SD exportは海外向けの卸販売専門マーケットプレイスで、物流会社との連携により煩雑な輸出手続きと国外への物流業務を一貫して代行してくれる。決済もSD exportのシステム上で行われるため、未回収のリスクも心配ない。まさに、輸出事業に乗り出したい企業にとって課題になっていたことが的確にカバーされたサービスだった。さらに、マーケティング面についても土田氏は期待を寄せる。

土田氏「世界の人に見てもらうことで、どんなニーズがあるのか、私たちが思いもよらなかった発見があるかもしれない。まずは見てもらえる機会を作ることが一番だと考え、ぜひこの機会に開拓していかなくてはならないと思いました」

越前漆器協同組合 大久保諭隆氏

日漆連の中でも、最初に乗り出すなら幅広い製品群を持つ越前漆器が適役と土田氏が手を挙げた。新しい事に積極的に取り組む組合企業が多い気風からか、反対意見はなかったそうだ。SD exportのローンチ1ヵ月前の段階で、組合に加入する販売系の企業18社が参加を決定。各社100点程度の製品を出品する計画を立て、オープンに向けたページの準備が進んでいた。参加企業の取りまとめを行っているのが事務局の大久保氏だ。

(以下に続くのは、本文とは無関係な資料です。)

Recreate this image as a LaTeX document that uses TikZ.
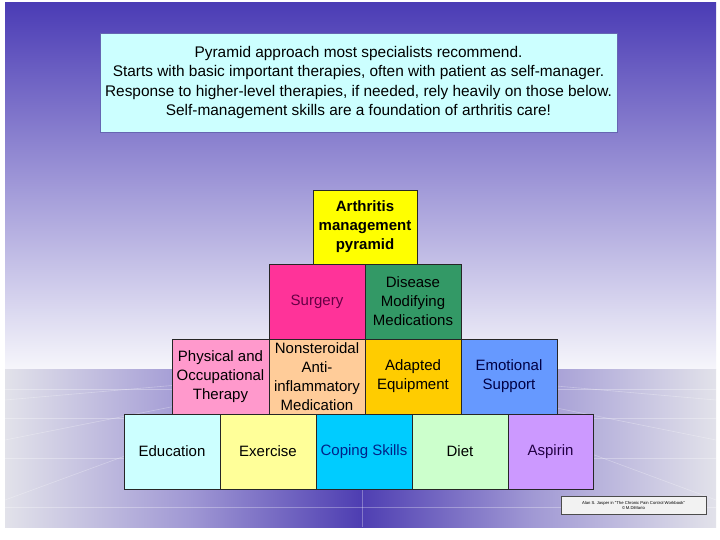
\documentclass[tikz,border=0pt]{standalone}
\usepackage{fontspec}
\setmainfont{Liberation Sans}
\definecolor{skytop}{HTML}{4B3CB5}
\definecolor{skybot}{HTML}{F6F6FB}
\definecolor{flzero}{HTML}{E2E2EA}
\definecolor{flone}{HTML}{A098D4}
\definecolor{fltwo}{HTML}{4E3EB2}
\definecolor{tbox}{HTML}{CCFFFF}
\definecolor{cyellow}{HTML}{FFFF00}
\definecolor{csurg}{HTML}{FF3399}
\definecolor{tsurg}{HTML}{660044}
\definecolor{cdmm}{HTML}{339966}
\definecolor{cpot}{HTML}{FF99CC}
\definecolor{cnsaid}{HTML}{FFCC99}
\definecolor{cadapt}{HTML}{FFCC00}
\definecolor{cemo}{HTML}{6699FF}
\definecolor{temo}{HTML}{000044}
\definecolor{cedu}{HTML}{CCFFFF}
\definecolor{cex}{HTML}{FFFF99}
\definecolor{ccope}{HTML}{00CCFF}
\definecolor{tcope}{HTML}{002288}
\definecolor{cdiet}{HTML}{CCFFCC}
\definecolor{casp}{HTML}{CC99FF}
\definecolor{tasp}{HTML}{220044}
\pgfdeclarehorizontalshading{floorshade}{100bp}{color(0bp)=(flzero); color(25bp)=(flzero); color(38bp)=(flone); color(50bp)=(fltwo); color(62bp)=(flone); color(75bp)=(flzero); color(100bp)=(flzero)}
\begin{document}
\begin{tikzpicture}[x=1pt,y=-1pt,
  blk/.style={draw=black!85, line width=0.8pt, inner sep=0pt, outer sep=0pt,
    align=center, font=\fontsize{15}{19}\selectfont, text=black},
  floorline/.style={white, opacity=0.3, line width=0.6pt}]
\useasboundingbox (0,0) rectangle (720,540);
\fill[white] (0,0) rectangle (720,540);
% sky
\shade[top color=skytop, bottom color=skybot] (5,3) rectangle (716,369);
% floor
\shade[shading=floorshade] (5,369) rectangle (716,527);
\draw[floorline] (5,389) -- (716,389);
\draw[floorline] (5,418) -- (716,418);
\draw[floorline] (5,458) -- (716,458);
\draw[floorline] (5,507) -- (716,507);
\draw[floorline] (362,369) -- (362,527);
\draw[floorline] (5,400) -- (362,369);
\draw[floorline] (5,440) -- (362,369);
\draw[floorline] (5,500) -- (362,369);
\draw[floorline] (716,400) -- (362,369);
\draw[floorline] (716,440) -- (362,369);
\draw[floorline] (716,500) -- (362,369);
% text box
\node[draw=black!50!blue!60, line width=0.8pt, fill=tbox, minimum width=517, minimum height=99,
  inner sep=0pt, align=center, font=\fontsize{15.4}{19.5}\selectfont] (intro) at (358.5,82.5)
  {Pyramid approach most specialists recommend.\\
   Starts with basic important therapies, often with patient as self-manager.\\
   Response to higher-level therapies, if needed, rely heavily on those below.\\
   Self-management skills are a foundation of arthritis care!};
% pyramid
\node[blk, fill=cyellow, minimum width=104, minimum height=74, font=\fontsize{15}{19}\selectfont\bfseries] (top) at (365,227) {Arthritis\\management\\pyramid};
\node[blk, fill=csurg, text=tsurg, minimum width=96, minimum height=75] (surg) at (317,301.5) {Surgery};
\node[blk, fill=cdmm, minimum width=96, minimum height=75] (dmm) at (413,301.5) {Disease\\Modifying\\Medications};
\node[blk, fill=cpot, minimum width=97, minimum height=75] (pot) at (220.5,376.5) {Physical and\\Occupational\\Therapy};
\node[blk, fill=cnsaid, minimum width=96, minimum height=75] (nsaid) at (317,376.5) {Nonsteroidal\\Anti-\\inflammatory\\Medication};
\node[blk, fill=cadapt, minimum width=96, minimum height=75] (adapt) at (413,376.5) {Adapted\\Equipment};
\node[blk, fill=cemo, text=temo, minimum width=96, minimum height=75] (emo) at (509,376.5) {Emotional\\Support};
\node[blk, fill=cedu, minimum width=96, minimum height=75] (edu) at (172,451.5) {Education};
\node[blk, fill=cex, minimum width=96, minimum height=75] (ex) at (268,451.5) {Exercise};
\node[blk, fill=ccope, text=tcope, minimum width=96, minimum height=75] (cope) at (364,451.5) {Coping Skills};
\node[blk, fill=cdiet, minimum width=96, minimum height=75] (diet) at (460,451.5) {Diet};
\node[blk, fill=casp, text=tasp, minimum width=85, minimum height=75] (asp) at (550.5,451.5) {Aspirin};
% credit
\node[draw=black!70, line width=0.6pt, fill=black!5, minimum width=145, minimum height=18,
  inner sep=0pt, align=center, font=\fontsize{4.2}{5}\selectfont] (credit) at (633.5,505)
  {Alan S. Jasper in ``The Chronic Pain Control Workbook''\\\copyright\,M.DiMario};
\end{tikzpicture}
\end{document}
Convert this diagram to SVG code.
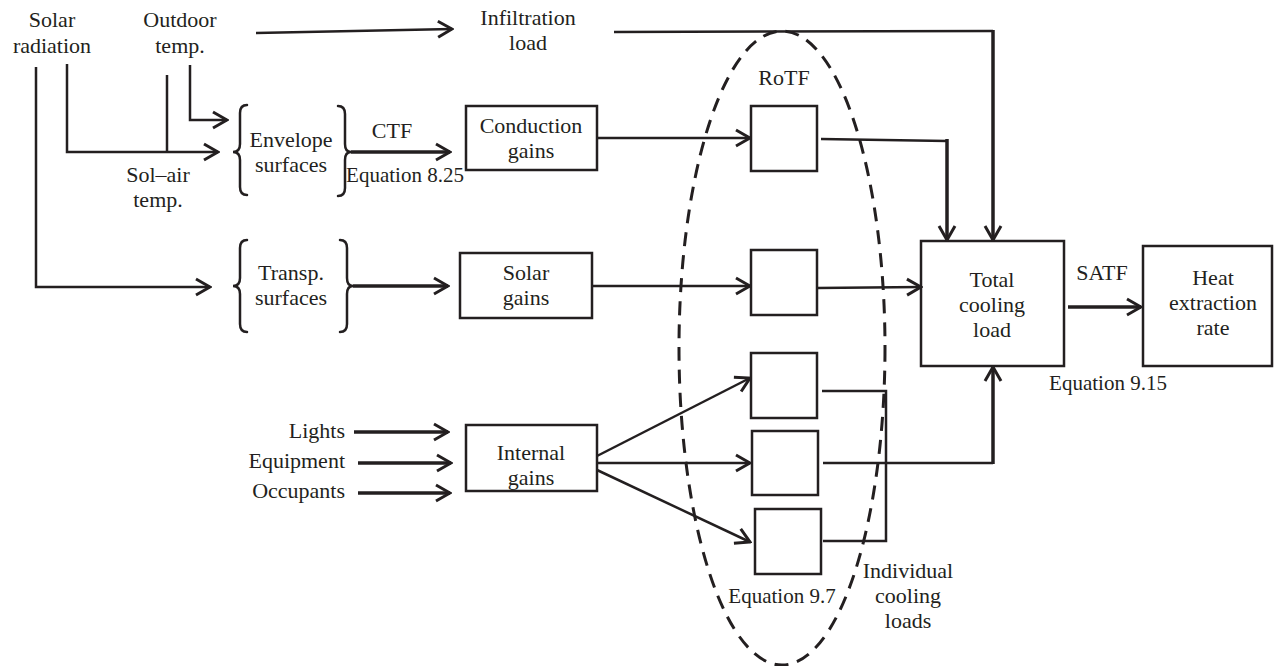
<svg xmlns="http://www.w3.org/2000/svg" width="1284" height="666" viewBox="0 0 1284 666">
  <style>
    text { font-family: 'Liberation Serif', serif; font-size: 22px; fill: #231f20; text-anchor: middle; }
    text.eq { font-size: 21px; }
    text.end { text-anchor: end; }
    .box { fill: #ffffff; stroke: #231f20; stroke-width: 2.5; }
    .ln { fill: none; stroke: #231f20; stroke-width: 2.5; }
    .th { fill: none; stroke: #231f20; stroke-width: 3.5; }
    .br { fill: none; stroke: #231f20; stroke-width: 2.5; stroke-linecap: round; }
    .arr { marker-end: url(#chev); }
  </style>
  <defs>
    <marker id="chev" markerUnits="userSpaceOnUse" viewBox="0 0 18 20" refX="16" refY="10" markerWidth="18" markerHeight="20" orient="auto">
      <path d="M2,2 L16,10 L2,18" fill="none" stroke="#231f20" stroke-width="3" stroke-linejoin="miter"/>
    </marker>
  </defs>

  <!-- RoTF boundary -->
  <g id="rotf-region">
    <ellipse cx="782" cy="348" rx="103" ry="317" fill="none" stroke="#231f20" stroke-width="3" stroke-dasharray="14 9"/>
    <text x="784" y="85">RoTF</text>
  </g>

  <!-- weather inputs -->
  <g id="solar-radiation">
    <text x="52" y="27">Solar</text>
    <text x="52" y="53">radiation</text>
  </g>
  <g id="outdoor-temp">
    <text x="180" y="27">Outdoor</text>
    <text x="180" y="53">temp.</text>
  </g>
  <g id="sol-air-temp">
    <text x="158" y="182">Sol–air</text>
    <text x="158" y="207">temp.</text>
  </g>

  <g id="envelope-surfaces">
    <path class="br" d="M247,105 Q240,105 240,113 L240,144 Q240,152 233,152 Q240,152 240,160 L240,187 Q240,195 247,195"/>
    <path class="br" d="M338,106 Q345,106 345,114 L345,144 Q345,152 351,152 Q345,152 345,160 L345,188 Q345,196 338,196"/>
    <text x="291" y="147">Envelope</text>
    <text x="291" y="172">surfaces</text>
  </g>

  <g id="transp-surfaces">
    <path class="br" d="M247,240 Q240,240 240,248 L240,278 Q240,286 233,286 Q240,286 240,294 L240,324 Q240,332 247,332"/>
    <path class="br" d="M340,240 Q347,240 347,248 L347,278 Q347,286 353,286 Q347,286 347,294 L347,324 Q347,332 340,332"/>
    <text x="291" y="280">Transp.</text>
    <text x="291" y="305">surfaces</text>
  </g>

  <g id="infiltration-load">
    <text x="528" y="25">Infiltration</text>
    <text x="528" y="50">load</text>
  </g>

  <g id="conduction-gains">
    <rect class="box" x="466" y="106" width="131" height="64"/>
    <text x="531" y="133">Conduction</text>
    <text x="531" y="158">gains</text>
  </g>

  <g id="solar-gains">
    <rect class="box" x="460" y="253" width="132" height="65"/>
    <text x="526" y="280">Solar</text>
    <text x="526" y="305">gains</text>
  </g>

  <g id="internal-gains">
    <rect class="box" x="466" y="425" width="131" height="66"/>
    <text x="531" y="460">Internal</text>
    <text x="531" y="485">gains</text>
  </g>

  <g id="lights"><text class="end" x="345" y="438">Lights</text></g>
  <g id="equipment"><text class="end" x="345" y="468">Equipment</text></g>
  <g id="occupants"><text class="end" x="345" y="498">Occupants</text></g>

  <!-- RoTF boxes -->
  <g id="rotf-conduction"><rect class="box" x="751" y="106" width="66" height="65"/></g>
  <g id="rotf-solar"><rect class="box" x="751" y="250" width="66" height="65"/></g>
  <g id="rotf-internal-1"><rect class="box" x="751" y="353" width="66" height="65"/></g>
  <g id="rotf-internal-2"><rect class="box" x="752" y="431" width="66" height="64"/></g>
  <g id="rotf-internal-3"><rect class="box" x="755" y="509" width="66" height="65"/></g>

  <g id="total-cooling-load">
    <rect class="box" x="921" y="241" width="143" height="125"/>
    <text x="992" y="287">Total</text>
    <text x="992" y="312">cooling</text>
    <text x="992" y="337">load</text>
  </g>

  <g id="heat-extraction-rate">
    <rect class="box" x="1143" y="246" width="129" height="120"/>
    <text x="1213" y="285">Heat</text>
    <text x="1213" y="310">extraction</text>
    <text x="1213" y="335">rate</text>
  </g>

  <!-- transfer-function labels -->
  <g id="labels">
    <text x="392" y="138">CTF</text>
    <text class="eq" x="405" y="182">Equation 8.25</text>
    <text x="1102" y="280">SATF</text>
    <text class="eq" x="1108" y="390">Equation 9.15</text>
    <text class="eq" x="782" y="603">Equation 9.7</text>
    <text x="908" y="578">Individual</text>
    <text x="908" y="603">cooling</text>
    <text x="908" y="628">loads</text>
  </g>

  <!-- connectors -->
  <g id="connectors">
    <!-- weather inputs -->
    <polyline class="ln arr" points="36,67 36,287 210,287"/>
    <polyline class="ln arr" points="67,64 67,152 218,152"/>
    <line class="ln" x1="167" y1="75" x2="167" y2="152"/>
    <polyline class="ln arr" points="190,65 190,120 227,120"/>
    <line class="ln arr" x1="256" y1="33" x2="452" y2="29"/>

    <!-- surfaces to gains -->
    <line class="th arr" x1="351" y1="152" x2="450" y2="152"/>
    <line class="th arr" x1="353" y1="286" x2="448" y2="286"/>

    <!-- internal sources -->
    <line class="th arr" x1="354" y1="432" x2="448" y2="432"/>
    <line class="th arr" x1="358" y1="463" x2="451" y2="463"/>
    <line class="th arr" x1="358" y1="493" x2="450" y2="493"/>

    <!-- gains to RoTF boxes -->
    <line class="ln arr" x1="597" y1="138" x2="750" y2="138"/>
    <line class="ln arr" x1="592" y1="286" x2="750" y2="286"/>
    <line class="ln arr" x1="597" y1="456" x2="750" y2="378"/>
    <line class="ln arr" x1="597" y1="463" x2="750" y2="463"/>
    <line class="ln arr" x1="597" y1="470" x2="750" y2="542"/>

    <!-- cooling loads to total -->
    <polyline class="ln" points="821,139 947,141"/>
    <line class="th arr" x1="947" y1="139" x2="947" y2="240"/>
    <polyline class="ln" points="614,32 993,31"/>
    <line class="th arr" x1="993" y1="30" x2="993" y2="240"/>
    <line class="ln arr" x1="817" y1="288" x2="921" y2="287"/>
    <polyline class="ln" points="822,391 886,391 886,541 823,541"/>
    <line class="ln" x1="823" y1="463" x2="993" y2="463"/>
    <line class="th arr" x1="993" y1="464" x2="993" y2="367"/>

    <!-- total to heat extraction -->
    <line class="th arr" x1="1068" y1="307" x2="1141" y2="307"/>
  </g>
</svg>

大久保氏「漆器製造は木地・塗り・絵付けなど、工程別に分業化しており、個人経営の小さな工房もありますが、今回は販売が中心の企業が参加していて、品ぞろえも幅広くなっています。すでに独自に国内向けECを行っている企業もあり、参加する各社さんにはそれぞれ自社で出品する製品のリストを作ってもらうことにしています」

SD exportという場ができることで、海外企業から声がかかったらSD exportを通して取引を行うという共通の対応が可能になる。煩雑な輸出業務や代金回収の心配がないことに加え、初期不良による返品・交換までサポートされることもSD exportを利用することに決めた理由になっていると大久保氏は語る。

大久保氏「SD exportの国内倉庫からの出荷を境に、そこから先はラクーンさんに対応していただけるということが非常に大きかったです。今までも海外との取引ではそういったトラブルが壁となっていましたので。もちろん、まずは我々が出荷する際にしっかり検品することが重要ですが。それと、PL保険もSD exportで一括して加入していただけるので、これも安心できるポイントです」

これまで国内の事業者を相手に行ってきた業務と全く同じような感覚で海外との取引が可能になる。これが出展者にとって一番の魅力となっているのだ。

SD exportに開店した越前漆器協同組合のショップスペース

ショップスペースで販売されている漆器の数々。定番で人気なのは黒だが、使うほどに風合いが変わってくる溜(ため)、春慶(しゅんけい)、白檀(びゃくだん)などの仕上も人気のようだ

越境ECで、伝統産業の新しい歴史を

先に少し触れたように、海外では現在和食が大きなブームになっている。大都市へ行けばどこにでも日本食レストランがあり、ラーメン店や定食チェーン屋に行列ができる状況だ。そこに陶磁器の皿や湯のみはあっても、漆の吸物椀や茶托はあるだろうか。

漆器の役割が知られていないし、プロモーションも十分でない。まずは知ってもらうことが一番大事だと、土田氏は強調する。同時に、海外からの声が寄せられることにも期待を寄せている。

土田氏「例えば蒔絵のお椀がジュエリーボックスになるかもしれない。こちらがこうだと決めたらいけませんね。使い方は相手に決めてもらえばいい。それに合わせてどんどん商品開発をしていきます」

スマートフォンのケースや洋食器など、新しい分野の商品開発にも積極的に取り組む

未知の相手とのコミュニケーションが漆器の新たな価値を生み出すかもしれない。組合を挙げて越境ECへ先陣を切った土田氏らに、他の漆器産地からも注目が集まっている。土田氏は「今後は他の産地にも参加してもらい、品ぞろえをもっと増やして行きたい」と、漆器産業全体の将来へ向けた期待を語ってくれた。